§ Task data:
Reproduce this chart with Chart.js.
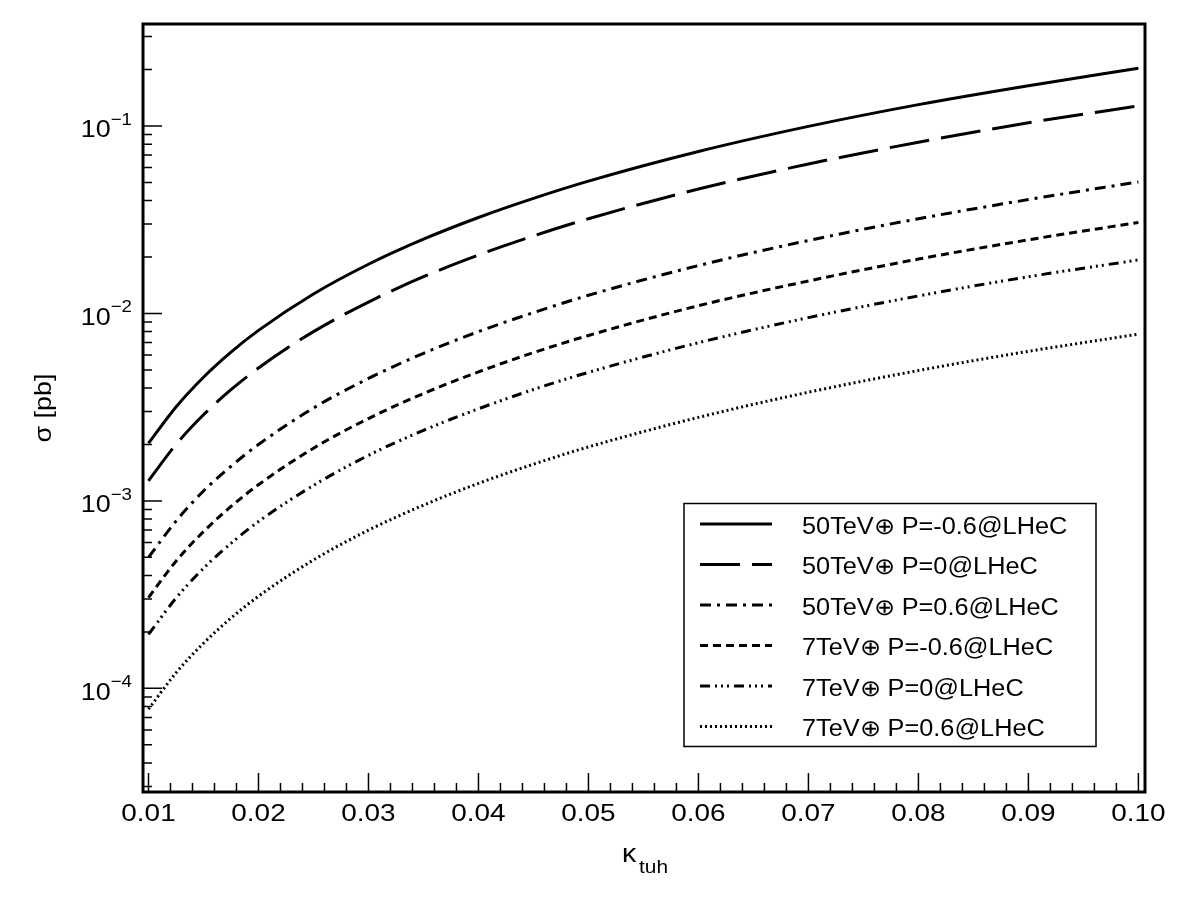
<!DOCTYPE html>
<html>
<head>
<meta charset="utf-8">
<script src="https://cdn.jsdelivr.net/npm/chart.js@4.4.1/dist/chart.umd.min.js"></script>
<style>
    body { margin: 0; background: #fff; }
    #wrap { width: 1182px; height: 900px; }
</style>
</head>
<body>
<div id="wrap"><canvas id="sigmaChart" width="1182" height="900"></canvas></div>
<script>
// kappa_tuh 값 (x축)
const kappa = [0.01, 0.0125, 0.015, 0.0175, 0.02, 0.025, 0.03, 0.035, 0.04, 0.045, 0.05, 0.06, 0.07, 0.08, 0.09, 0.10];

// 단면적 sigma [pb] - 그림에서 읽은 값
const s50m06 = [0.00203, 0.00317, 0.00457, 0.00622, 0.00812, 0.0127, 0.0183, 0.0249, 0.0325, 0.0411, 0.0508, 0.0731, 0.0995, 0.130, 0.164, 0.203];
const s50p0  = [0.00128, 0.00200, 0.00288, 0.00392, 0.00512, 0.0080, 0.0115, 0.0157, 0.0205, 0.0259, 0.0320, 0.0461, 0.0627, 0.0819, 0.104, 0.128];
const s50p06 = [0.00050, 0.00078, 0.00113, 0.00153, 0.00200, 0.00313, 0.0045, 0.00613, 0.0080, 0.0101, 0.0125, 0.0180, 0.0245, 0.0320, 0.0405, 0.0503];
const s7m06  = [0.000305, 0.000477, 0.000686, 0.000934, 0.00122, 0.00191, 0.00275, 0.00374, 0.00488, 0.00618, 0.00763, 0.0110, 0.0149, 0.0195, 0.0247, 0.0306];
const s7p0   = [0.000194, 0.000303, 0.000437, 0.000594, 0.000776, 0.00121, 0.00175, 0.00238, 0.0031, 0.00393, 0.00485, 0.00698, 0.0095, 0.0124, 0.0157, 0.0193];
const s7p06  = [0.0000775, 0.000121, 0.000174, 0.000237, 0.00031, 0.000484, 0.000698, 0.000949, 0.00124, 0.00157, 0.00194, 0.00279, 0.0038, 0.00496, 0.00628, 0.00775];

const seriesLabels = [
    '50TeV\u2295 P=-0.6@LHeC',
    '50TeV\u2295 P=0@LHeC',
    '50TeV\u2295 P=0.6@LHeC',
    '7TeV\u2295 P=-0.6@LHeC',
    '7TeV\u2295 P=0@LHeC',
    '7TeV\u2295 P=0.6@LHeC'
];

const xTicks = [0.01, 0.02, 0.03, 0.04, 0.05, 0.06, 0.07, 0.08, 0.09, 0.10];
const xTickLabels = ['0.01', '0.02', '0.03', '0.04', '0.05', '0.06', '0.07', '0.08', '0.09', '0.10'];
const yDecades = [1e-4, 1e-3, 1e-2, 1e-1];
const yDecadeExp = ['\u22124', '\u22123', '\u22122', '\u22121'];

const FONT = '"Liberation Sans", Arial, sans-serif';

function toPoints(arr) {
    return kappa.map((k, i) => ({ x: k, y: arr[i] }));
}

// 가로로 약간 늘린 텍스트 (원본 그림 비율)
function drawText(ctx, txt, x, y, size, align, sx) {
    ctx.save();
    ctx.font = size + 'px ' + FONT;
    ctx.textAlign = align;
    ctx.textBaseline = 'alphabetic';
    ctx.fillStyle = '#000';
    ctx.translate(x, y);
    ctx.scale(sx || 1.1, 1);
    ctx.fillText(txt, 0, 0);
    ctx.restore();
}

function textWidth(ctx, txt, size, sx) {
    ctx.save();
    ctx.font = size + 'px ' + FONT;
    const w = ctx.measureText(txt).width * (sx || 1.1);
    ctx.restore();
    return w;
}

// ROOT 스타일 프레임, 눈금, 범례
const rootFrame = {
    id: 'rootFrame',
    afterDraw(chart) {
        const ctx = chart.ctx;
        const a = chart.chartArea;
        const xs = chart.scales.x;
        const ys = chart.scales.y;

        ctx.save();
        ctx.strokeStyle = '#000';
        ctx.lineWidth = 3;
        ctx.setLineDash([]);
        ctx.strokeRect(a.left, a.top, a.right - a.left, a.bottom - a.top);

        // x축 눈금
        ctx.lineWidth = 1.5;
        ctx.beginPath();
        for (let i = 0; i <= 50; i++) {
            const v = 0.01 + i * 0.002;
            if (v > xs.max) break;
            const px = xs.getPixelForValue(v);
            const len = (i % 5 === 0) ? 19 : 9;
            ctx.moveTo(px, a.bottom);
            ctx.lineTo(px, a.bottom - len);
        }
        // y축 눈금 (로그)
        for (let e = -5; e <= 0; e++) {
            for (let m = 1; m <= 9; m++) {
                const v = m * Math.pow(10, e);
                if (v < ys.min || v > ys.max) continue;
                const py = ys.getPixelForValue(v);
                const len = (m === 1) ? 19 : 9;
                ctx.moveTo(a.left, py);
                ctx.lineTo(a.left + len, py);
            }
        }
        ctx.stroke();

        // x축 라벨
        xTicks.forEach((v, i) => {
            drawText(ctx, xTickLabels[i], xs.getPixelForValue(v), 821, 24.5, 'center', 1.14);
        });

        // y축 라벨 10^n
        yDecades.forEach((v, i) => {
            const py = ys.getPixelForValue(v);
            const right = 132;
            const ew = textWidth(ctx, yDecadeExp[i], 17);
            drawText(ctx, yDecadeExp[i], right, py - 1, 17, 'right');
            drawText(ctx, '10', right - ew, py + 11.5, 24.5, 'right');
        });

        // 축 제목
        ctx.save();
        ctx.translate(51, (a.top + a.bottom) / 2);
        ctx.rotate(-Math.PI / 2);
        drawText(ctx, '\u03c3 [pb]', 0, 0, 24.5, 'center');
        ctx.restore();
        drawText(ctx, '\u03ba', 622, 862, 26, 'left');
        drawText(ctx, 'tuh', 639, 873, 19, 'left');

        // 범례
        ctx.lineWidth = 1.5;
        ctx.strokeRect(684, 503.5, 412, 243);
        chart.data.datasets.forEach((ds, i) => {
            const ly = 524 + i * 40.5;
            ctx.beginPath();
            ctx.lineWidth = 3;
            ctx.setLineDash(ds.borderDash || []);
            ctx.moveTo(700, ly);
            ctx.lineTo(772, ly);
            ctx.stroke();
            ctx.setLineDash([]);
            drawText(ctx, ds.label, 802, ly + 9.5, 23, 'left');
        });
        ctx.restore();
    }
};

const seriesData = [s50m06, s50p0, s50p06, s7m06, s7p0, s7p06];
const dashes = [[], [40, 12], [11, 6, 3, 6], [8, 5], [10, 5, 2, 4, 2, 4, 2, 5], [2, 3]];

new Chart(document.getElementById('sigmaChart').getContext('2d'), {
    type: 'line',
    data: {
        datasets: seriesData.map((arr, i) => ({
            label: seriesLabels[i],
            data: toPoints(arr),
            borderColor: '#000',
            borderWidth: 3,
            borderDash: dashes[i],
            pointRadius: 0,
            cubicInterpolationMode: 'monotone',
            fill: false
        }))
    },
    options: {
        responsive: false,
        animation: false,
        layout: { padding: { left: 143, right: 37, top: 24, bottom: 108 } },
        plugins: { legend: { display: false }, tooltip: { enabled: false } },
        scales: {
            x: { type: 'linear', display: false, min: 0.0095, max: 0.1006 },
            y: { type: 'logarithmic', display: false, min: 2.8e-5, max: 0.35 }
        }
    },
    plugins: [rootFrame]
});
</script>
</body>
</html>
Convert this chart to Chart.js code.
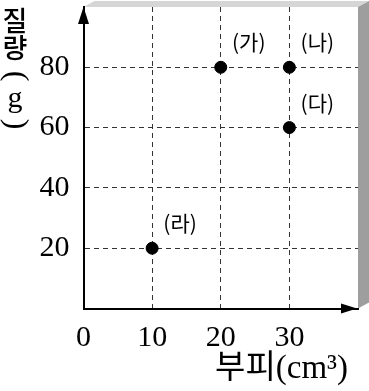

§ Written task: Strip the images and reproduce the remaining records precisely.

§ Full solution:
Reproduce this chart with Chart.js.
<!DOCTYPE html>
<html>
<head>
<meta charset="utf-8">
<script src="https://cdn.jsdelivr.net/npm/chart.js@4.4.1/dist/chart.umd.min.js"></script>
<style>
    body { margin: 0; background: #fff; }
    #wrap { width: 1182px; height: 900px; }
</style>
</head>
<body>
<div id="wrap"><canvas id="sigmaChart" width="1182" height="900"></canvas></div>
<script>
// kappa_tuh 값 (x축)
const kappa = [0.01, 0.0125, 0.015, 0.0175, 0.02, 0.025, 0.03, 0.035, 0.04, 0.045, 0.05, 0.06, 0.07, 0.08, 0.09, 0.10];

// 단면적 sigma [pb] - 그림에서 읽은 값
const s50m06 = [0.00203, 0.00317, 0.00457, 0.00622, 0.00812, 0.0127, 0.0183, 0.0249, 0.0325, 0.0411, 0.0508, 0.0731, 0.0995, 0.130, 0.164, 0.203];
const s50p0  = [0.00128, 0.00200, 0.00288, 0.00392, 0.00512, 0.0080, 0.0115, 0.0157, 0.0205, 0.0259, 0.0320, 0.0461, 0.0627, 0.0819, 0.104, 0.128];
const s50p06 = [0.00050, 0.00078, 0.00113, 0.00153, 0.00200, 0.00313, 0.0045, 0.00613, 0.0080, 0.0101, 0.0125, 0.0180, 0.0245, 0.0320, 0.0405, 0.0503];
const s7m06  = [0.000305, 0.000477, 0.000686, 0.000934, 0.00122, 0.00191, 0.00275, 0.00374, 0.00488, 0.00618, 0.00763, 0.0110, 0.0149, 0.0195, 0.0247, 0.0306];
const s7p0   = [0.000194, 0.000303, 0.000437, 0.000594, 0.000776, 0.00121, 0.00175, 0.00238, 0.0031, 0.00393, 0.00485, 0.00698, 0.0095, 0.0124, 0.0157, 0.0193];
const s7p06  = [0.0000775, 0.000121, 0.000174, 0.000237, 0.00031, 0.000484, 0.000698, 0.000949, 0.00124, 0.00157, 0.00194, 0.00279, 0.0038, 0.00496, 0.00628, 0.00775];

const seriesLabels = [
    '50TeV\u2295 P=-0.6@LHeC',
    '50TeV\u2295 P=0@LHeC',
    '50TeV\u2295 P=0.6@LHeC',
    '7TeV\u2295 P=-0.6@LHeC',
    '7TeV\u2295 P=0@LHeC',
    '7TeV\u2295 P=0.6@LHeC'
];

const xTicks = [0.01, 0.02, 0.03, 0.04, 0.05, 0.06, 0.07, 0.08, 0.09, 0.10];
const xTickLabels = ['0.01', '0.02', '0.03', '0.04', '0.05', '0.06', '0.07', '0.08', '0.09', '0.10'];
const yDecades = [1e-4, 1e-3, 1e-2, 1e-1];
const yDecadeExp = ['\u22124', '\u22123', '\u22122', '\u22121'];

const FONT = '"Liberation Sans", Arial, sans-serif';

function toPoints(arr) {
    return kappa.map((k, i) => ({ x: k, y: arr[i] }));
}

// 가로로 약간 늘린 텍스트 (원본 그림 비율)
function drawText(ctx, txt, x, y, size, align, sx) {
    ctx.save();
    ctx.font = size + 'px ' + FONT;
    ctx.textAlign = align;
    ctx.textBaseline = 'alphabetic';
    ctx.fillStyle = '#000';
    ctx.translate(x, y);
    ctx.scale(sx || 1.1, 1);
    ctx.fillText(txt, 0, 0);
    ctx.restore();
}

function textWidth(ctx, txt, size, sx) {
    ctx.save();
    ctx.font = size + 'px ' + FONT;
    const w = ctx.measureText(txt).width * (sx || 1.1);
    ctx.restore();
    return w;
}

// ROOT 스타일 프레임, 눈금, 범례
const rootFrame = {
    id: 'rootFrame',
    afterDraw(chart) {
        const ctx = chart.ctx;
        const a = chart.chartArea;
        const xs = chart.scales.x;
        const ys = chart.scales.y;

        ctx.save();
        ctx.strokeStyle = '#000';
        ctx.lineWidth = 3;
        ctx.setLineDash([]);
        ctx.strokeRect(a.left, a.top, a.right - a.left, a.bottom - a.top);

        // x축 눈금
        ctx.lineWidth = 1.5;
        ctx.beginPath();
        for (let i = 0; i <= 50; i++) {
            const v = 0.01 + i * 0.002;
            if (v > xs.max) break;
            const px = xs.getPixelForValue(v);
            const len = (i % 5 === 0) ? 19 : 9;
            ctx.moveTo(px, a.bottom);
            ctx.lineTo(px, a.bottom - len);
        }
        // y축 눈금 (로그)
        for (let e = -5; e <= 0; e++) {
            for (let m = 1; m <= 9; m++) {
                const v = m * Math.pow(10, e);
                if (v < ys.min || v > ys.max) continue;
                const py = ys.getPixelForValue(v);
                const len = (m === 1) ? 19 : 9;
                ctx.moveTo(a.left, py);
                ctx.lineTo(a.left + len, py);
            }
        }
        ctx.stroke();

        // x축 라벨
        xTicks.forEach((v, i) => {
            drawText(ctx, xTickLabels[i], xs.getPixelForValue(v), 821, 24.5, 'center', 1.14);
        });

        // y축 라벨 10^n
        yDecades.forEach((v, i) => {
            const py = ys.getPixelForValue(v);
            const right = 132;
            const ew = textWidth(ctx, yDecadeExp[i], 17);
            drawText(ctx, yDecadeExp[i], right, py - 1, 17, 'right');
            drawText(ctx, '10', right - ew, py + 11.5, 24.5, 'right');
        });

        // 축 제목
        ctx.save();
        ctx.translate(51, (a.top + a.bottom) / 2);
        ctx.rotate(-Math.PI / 2);
        drawText(ctx, '\u03c3 [pb]', 0, 0, 24.5, 'center');
        ctx.restore();
        drawText(ctx, '\u03ba', 622, 862, 26, 'left');
        drawText(ctx, 'tuh', 639, 873, 19, 'left');

        // 범례
        ctx.lineWidth = 1.5;
        ctx.strokeRect(684, 503.5, 412, 243);
        chart.data.datasets.forEach((ds, i) => {
            const ly = 524 + i * 40.5;
            ctx.beginPath();
            ctx.lineWidth = 3;
            ctx.setLineDash(ds.borderDash || []);
            ctx.moveTo(700, ly);
            ctx.lineTo(772, ly);
            ctx.stroke();
            ctx.setLineDash([]);
            drawText(ctx, ds.label, 802, ly + 9.5, 23, 'left');
        });
        ctx.restore();
    }
};

const seriesData = [s50m06, s50p0, s50p06, s7m06, s7p0, s7p06];
const dashes = [[], [40, 12], [11, 6, 3, 6], [8, 5], [10, 5, 2, 4, 2, 4, 2, 5], [2, 3]];

new Chart(document.getElementById('sigmaChart').getContext('2d'), {
    type: 'line',
    data: {
        datasets: seriesData.map((arr, i) => ({
            label: seriesLabels[i],
            data: toPoints(arr),
            borderColor: '#000',
            borderWidth: 3,
            borderDash: dashes[i],
            pointRadius: 0,
            cubicInterpolationMode: 'monotone',
            fill: false
        }))
    },
    options: {
        responsive: false,
        animation: false,
        layout: { padding: { left: 143, right: 37, top: 24, bottom: 108 } },
        plugins: { legend: { display: false }, tooltip: { enabled: false } },
        scales: {
            x: { type: 'linear', display: false, min: 0.0095, max: 0.1006 },
            y: { type: 'logarithmic', display: false, min: 2.8e-5, max: 0.35 }
        }
    },
    plugins: [rootFrame]
});
</script>
</body>
</html>
Convert this chart to Chart.js code.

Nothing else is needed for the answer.